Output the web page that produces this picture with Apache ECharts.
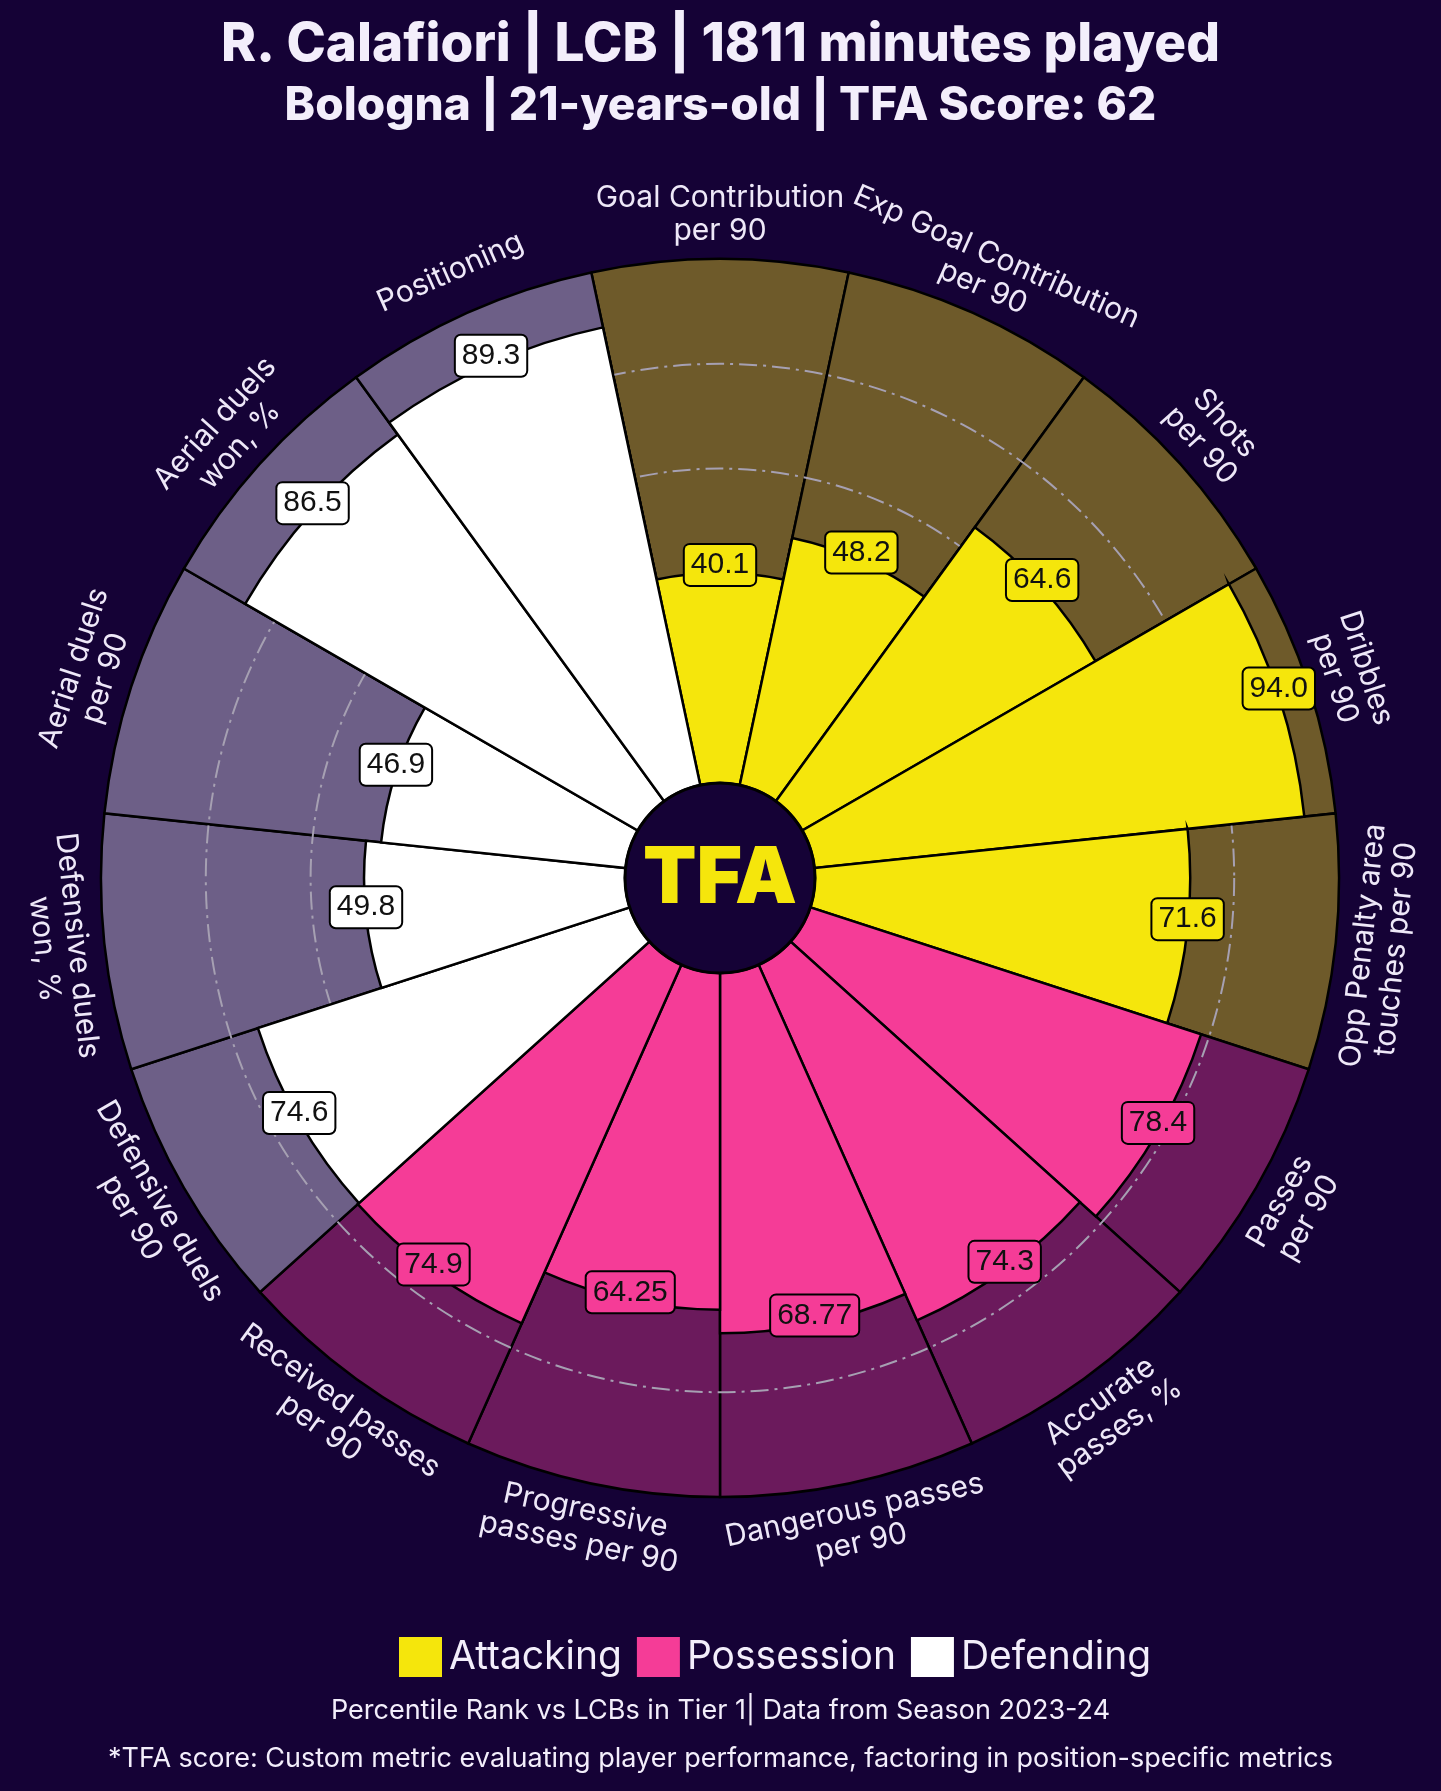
<!DOCTYPE html>
<html>
<head>
<meta charset="utf-8">
<script src="https://cdn.jsdelivr.net/npm/echarts@6/dist/echarts.min.js"></script>
<style>
  html, body { margin: 0; padding: 0; background: #150236; }
  #chart { width: 1441px; height: 1791px; }
</style>
</head>
<body>
<div id="chart"></div>
<script>
// ---------- DATA ----------
const categories = [
  'Goal Contribution\nper 90',
  'Exp Goal Contribution\nper 90',
  'Shots\nper 90',
  'Dribbles\nper 90',
  'Opp Penalty area\ntouches per 90',
  'Passes\nper 90',
  'Accurate\npasses, %',
  'Dangerous passes\nper 90',
  'Progressive\npasses per 90',
  'Received passes\nper 90',
  'Defensive duels\nper 90',
  'Defensive duels\nwon, %',
  'Aerial duels\nper 90',
  'Aerial duels\nwon, %',
  'Positioning'
];
const values = [40.1, 48.2, 64.6, 94.0, 71.6, 78.4, 74.3, 68.77, 64.25, 74.9, 74.6, 49.8, 46.9, 86.5, 89.3];
const groups = [
  'Attacking', 'Attacking', 'Attacking', 'Attacking', 'Attacking',
  'Possession', 'Possession', 'Possession', 'Possession', 'Possession',
  'Defending', 'Defending', 'Defending', 'Defending', 'Defending'
];
const groupNames = ['Attacking', 'Possession', 'Defending'];
const maxValue = 100;
const titleLine1 = 'R. Calafiori | LCB | 1811 minutes played';
const titleLine2 = 'Bologna | 21-years-old | TFA Score: 62';
const footer1 = 'Percentile Rank vs LCBs in Tier 1| Data from Season 2023-24';
const footer2 = '*TFA score: Custom metric evaluating player performance, factoring in position-specific metrics';

// ---------- STYLE ----------
const BG = '#150236';
const TEXT = '#f3eefb';
const LABEL = '#eee8f8';
const groupColor = { Attacking: '#f5e60c', Possession: '#f53c97', Defending: '#ffffff' };
const groupBg = { Attacking: '#6e5a2a', Possession: '#6b1a5c', Defending: '#6d5f87' };
const CX = 720, CY = 878, R_OUT = 619, R_ZERO = 95, R_INNER = 95;
const LABEL_R = 108.4;      // radial position of category names (axis units)
const N = categories.length;
const step = 360 / N;
const startAngle = 90 + step / 2;
const GRID = '#a6a0b2';

function fmt(v) { return Number.isInteger(Math.round(v * 100) / 10) ? v.toFixed(1) : String(v); }
function labelRotation(i) {
  let th = 90 - step * i;
  while (th <= -180) th += 360;
  while (th > 180) th -= 360;
  return (th >= 0) ? th - 90 : th + 90;
}

const chart = echarts.init(document.getElementById('chart'), null, { renderer: 'canvas' });

const series = [];
series.push({
  name: 'bg',
  type: 'bar',
  coordinateSystem: 'polar',
  barGap: '-100%',
  barCategoryGap: '0%',
  z: 1,
  silent: true,
  data: categories.map((c, i) => ({
    value: maxValue,
    itemStyle: { color: groupBg[groups[i]] }
  })),
  itemStyle: { borderColor: '#000', borderWidth: 2.5 }
});
groupNames.forEach(g => {
  series.push({
    name: g,
    type: 'bar',
    coordinateSystem: 'polar',
    barGap: '-100%',
    barCategoryGap: '0%',
    z: 3,
    data: values.map((v, i) => groups[i] === g ? v : null),
    itemStyle: { color: groupColor[g], borderColor: '#000', borderWidth: 2.5 }
  });
});
series.push({
  name: 'valueLabels',
  type: 'scatter',
  coordinateSystem: 'polar',
  clip: false,
  z: 6,
  symbolSize: 1,
  itemStyle: { color: 'rgba(0,0,0,0)', opacity: 1 },
  silent: true,
  data: values.map((v, i) => ({
    value: [v, i],
    label: { backgroundColor: groupColor[groups[i]], formatter: fmt(v) }
  })),
  label: {
    show: true,
    position: 'inside',
    offset: [0, -8],
    fontFamily: 'Liberation Sans, Arial, sans-serif',
    fontSize: 30,
    lineHeight: 32,
    color: '#111',
    borderColor: '#000',
    borderWidth: 2,
    borderRadius: 5,
    padding: [5, 6, 3, 6]
  }
});
series.push({
  name: 'categoryLabels',
  type: 'scatter',
  coordinateSystem: 'polar',
  clip: false,
  z: 6,
  symbolSize: 1,
  itemStyle: { color: 'rgba(0,0,0,0)', opacity: 1 },
  silent: true,
  data: categories.map((c, i) => ({
    value: [LABEL_R, i],
    label: { rotate: labelRotation(i) }
  })),
  label: {
    show: true,
    position: 'inside',
    formatter: p => categories[p.dataIndex],
    fontFamily: 'Inter, sans-serif',
    fontSize: 30,
    lineHeight: 33,
    color: LABEL,
    align: 'center',
    verticalAlign: 'middle'
  }
});

const option = {
  backgroundColor: BG,
  animation: false,
  title: [
    { text: titleLine1, left: 'center', top: 14,
      textStyle: { color: TEXT, fontSize: 53, fontWeight: 800, fontFamily: 'Inter, sans-serif' } },
    { text: titleLine2, left: 'center', top: 78,
      textStyle: { color: TEXT, fontSize: 46, fontWeight: 800, fontFamily: 'Inter, sans-serif' } },
    { text: footer1, left: 'center', top: 1692,
      textStyle: { color: TEXT, fontSize: 27, fontWeight: 'normal', fontFamily: 'Inter, sans-serif' } },
    { text: footer2, left: 'center', top: 1740,
      textStyle: { color: TEXT, fontSize: 27, fontWeight: 'normal', fontFamily: 'Inter, sans-serif' } }
  ],
  legend: {
    data: groupNames,
    left: 394,
    top: 1632,
    icon: 'rect',
    itemWidth: 43,
    itemHeight: 40,
    itemGap: 15,
    itemStyle: { borderWidth: 0 },
    textStyle: { color: TEXT, fontSize: 39, fontFamily: 'Inter, sans-serif', padding: [0, 0, 0, 2] }
  },
  polar: { center: [CX, CY], radius: [R_ZERO, R_OUT] },
  angleAxis: {
    type: 'category',
    data: categories,
    startAngle: startAngle,
    clockwise: true,
    axisLine: { show: false },
    axisTick: { show: false },
    axisLabel: { show: false },
    splitLine: { show: false }
  },
  radiusAxis: {
    type: 'value',
    min: 0,
    max: maxValue,
    interval: 20,
    z: 2,
    axisLine: { show: false },
    axisTick: { show: false },
    axisLabel: { show: false },
    splitLine: {
      show: true,
      showMinLine: true,
      showMaxLine: true,
      lineStyle: {
        color: ['rgba(0,0,0,0)', GRID, GRID, GRID, GRID, 'rgba(0,0,0,0)'],
        width: 2,
        type: [18, 6, 3, 6]
      }
    }
  },
  series: series,
  graphic: [
    { type: 'circle', z: 100, shape: { cx: CX, cy: CY, r: R_INNER },
      style: { fill: BG, stroke: '#000', lineWidth: 3 } },
    { type: 'text', z: 101, x: CX, y: CY + 2,
      style: { text: 'TFA', fill: '#f5e60c', fontSize: 78, fontWeight: 900,
               fontFamily: 'Inter, sans-serif', align: 'center', verticalAlign: 'middle' } }
  ]
};
chart.setOption(option);
</script>
</body>
</html>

> [THE TASK]: Set down the material exactly, every line of it, except for the pictures.

> [RESPONSE FOR THIS EXERCISE]:
Output the web page that produces this picture with Apache ECharts.
<!DOCTYPE html>
<html>
<head>
<meta charset="utf-8">
<script src="https://cdn.jsdelivr.net/npm/echarts@6/dist/echarts.min.js"></script>
<style>
  html, body { margin: 0; padding: 0; background: #150236; }
  #chart { width: 1441px; height: 1791px; }
</style>
</head>
<body>
<div id="chart"></div>
<script>
// ---------- DATA ----------
const categories = [
  'Goal Contribution\nper 90',
  'Exp Goal Contribution\nper 90',
  'Shots\nper 90',
  'Dribbles\nper 90',
  'Opp Penalty area\ntouches per 90',
  'Passes\nper 90',
  'Accurate\npasses, %',
  'Dangerous passes\nper 90',
  'Progressive\npasses per 90',
  'Received passes\nper 90',
  'Defensive duels\nper 90',
  'Defensive duels\nwon, %',
  'Aerial duels\nper 90',
  'Aerial duels\nwon, %',
  'Positioning'
];
const values = [40.1, 48.2, 64.6, 94.0, 71.6, 78.4, 74.3, 68.77, 64.25, 74.9, 74.6, 49.8, 46.9, 86.5, 89.3];
const groups = [
  'Attacking', 'Attacking', 'Attacking', 'Attacking', 'Attacking',
  'Possession', 'Possession', 'Possession', 'Possession', 'Possession',
  'Defending', 'Defending', 'Defending', 'Defending', 'Defending'
];
const groupNames = ['Attacking', 'Possession', 'Defending'];
const maxValue = 100;
const titleLine1 = 'R. Calafiori | LCB | 1811 minutes played';
const titleLine2 = 'Bologna | 21-years-old | TFA Score: 62';
const footer1 = 'Percentile Rank vs LCBs in Tier 1| Data from Season 2023-24';
const footer2 = '*TFA score: Custom metric evaluating player performance, factoring in position-specific metrics';

// ---------- STYLE ----------
const BG = '#150236';
const TEXT = '#f3eefb';
const LABEL = '#eee8f8';
const groupColor = { Attacking: '#f5e60c', Possession: '#f53c97', Defending: '#ffffff' };
const groupBg = { Attacking: '#6e5a2a', Possession: '#6b1a5c', Defending: '#6d5f87' };
const CX = 720, CY = 878, R_OUT = 619, R_ZERO = 95, R_INNER = 95;
const LABEL_R = 108.4;      // radial position of category names (axis units)
const N = categories.length;
const step = 360 / N;
const startAngle = 90 + step / 2;
const GRID = '#a6a0b2';

function fmt(v) { return Number.isInteger(Math.round(v * 100) / 10) ? v.toFixed(1) : String(v); }
function labelRotation(i) {
  let th = 90 - step * i;
  while (th <= -180) th += 360;
  while (th > 180) th -= 360;
  return (th >= 0) ? th - 90 : th + 90;
}

const chart = echarts.init(document.getElementById('chart'), null, { renderer: 'canvas' });

const series = [];
series.push({
  name: 'bg',
  type: 'bar',
  coordinateSystem: 'polar',
  barGap: '-100%',
  barCategoryGap: '0%',
  z: 1,
  silent: true,
  data: categories.map((c, i) => ({
    value: maxValue,
    itemStyle: { color: groupBg[groups[i]] }
  })),
  itemStyle: { borderColor: '#000', borderWidth: 2.5 }
});
groupNames.forEach(g => {
  series.push({
    name: g,
    type: 'bar',
    coordinateSystem: 'polar',
    barGap: '-100%',
    barCategoryGap: '0%',
    z: 3,
    data: values.map((v, i) => groups[i] === g ? v : null),
    itemStyle: { color: groupColor[g], borderColor: '#000', borderWidth: 2.5 }
  });
});
series.push({
  name: 'valueLabels',
  type: 'scatter',
  coordinateSystem: 'polar',
  clip: false,
  z: 6,
  symbolSize: 1,
  itemStyle: { color: 'rgba(0,0,0,0)', opacity: 1 },
  silent: true,
  data: values.map((v, i) => ({
    value: [v, i],
    label: { backgroundColor: groupColor[groups[i]], formatter: fmt(v) }
  })),
  label: {
    show: true,
    position: 'inside',
    offset: [0, -8],
    fontFamily: 'Liberation Sans, Arial, sans-serif',
    fontSize: 30,
    lineHeight: 32,
    color: '#111',
    borderColor: '#000',
    borderWidth: 2,
    borderRadius: 5,
    padding: [5, 6, 3, 6]
  }
});
series.push({
  name: 'categoryLabels',
  type: 'scatter',
  coordinateSystem: 'polar',
  clip: false,
  z: 6,
  symbolSize: 1,
  itemStyle: { color: 'rgba(0,0,0,0)', opacity: 1 },
  silent: true,
  data: categories.map((c, i) => ({
    value: [LABEL_R, i],
    label: { rotate: labelRotation(i) }
  })),
  label: {
    show: true,
    position: 'inside',
    formatter: p => categories[p.dataIndex],
    fontFamily: 'Inter, sans-serif',
    fontSize: 30,
    lineHeight: 33,
    color: LABEL,
    align: 'center',
    verticalAlign: 'middle'
  }
});

const option = {
  backgroundColor: BG,
  animation: false,
  title: [
    { text: titleLine1, left: 'center', top: 14,
      textStyle: { color: TEXT, fontSize: 53, fontWeight: 800, fontFamily: 'Inter, sans-serif' } },
    { text: titleLine2, left: 'center', top: 78,
      textStyle: { color: TEXT, fontSize: 46, fontWeight: 800, fontFamily: 'Inter, sans-serif' } },
    { text: footer1, left: 'center', top: 1692,
      textStyle: { color: TEXT, fontSize: 27, fontWeight: 'normal', fontFamily: 'Inter, sans-serif' } },
    { text: footer2, left: 'center', top: 1740,
      textStyle: { color: TEXT, fontSize: 27, fontWeight: 'normal', fontFamily: 'Inter, sans-serif' } }
  ],
  legend: {
    data: groupNames,
    left: 394,
    top: 1632,
    icon: 'rect',
    itemWidth: 43,
    itemHeight: 40,
    itemGap: 15,
    itemStyle: { borderWidth: 0 },
    textStyle: { color: TEXT, fontSize: 39, fontFamily: 'Inter, sans-serif', padding: [0, 0, 0, 2] }
  },
  polar: { center: [CX, CY], radius: [R_ZERO, R_OUT] },
  angleAxis: {
    type: 'category',
    data: categories,
    startAngle: startAngle,
    clockwise: true,
    axisLine: { show: false },
    axisTick: { show: false },
    axisLabel: { show: false },
    splitLine: { show: false }
  },
  radiusAxis: {
    type: 'value',
    min: 0,
    max: maxValue,
    interval: 20,
    z: 2,
    axisLine: { show: false },
    axisTick: { show: false },
    axisLabel: { show: false },
    splitLine: {
      show: true,
      showMinLine: true,
      showMaxLine: true,
      lineStyle: {
        color: ['rgba(0,0,0,0)', GRID, GRID, GRID, GRID, 'rgba(0,0,0,0)'],
        width: 2,
        type: [18, 6, 3, 6]
      }
    }
  },
  series: series,
  graphic: [
    { type: 'circle', z: 100, shape: { cx: CX, cy: CY, r: R_INNER },
      style: { fill: BG, stroke: '#000', lineWidth: 3 } },
    { type: 'text', z: 101, x: CX, y: CY + 2,
      style: { text: 'TFA', fill: '#f5e60c', fontSize: 78, fontWeight: 900,
               fontFamily: 'Inter, sans-serif', align: 'center', verticalAlign: 'middle' } }
  ]
};
chart.setOption(option);
</script>
</body>
</html>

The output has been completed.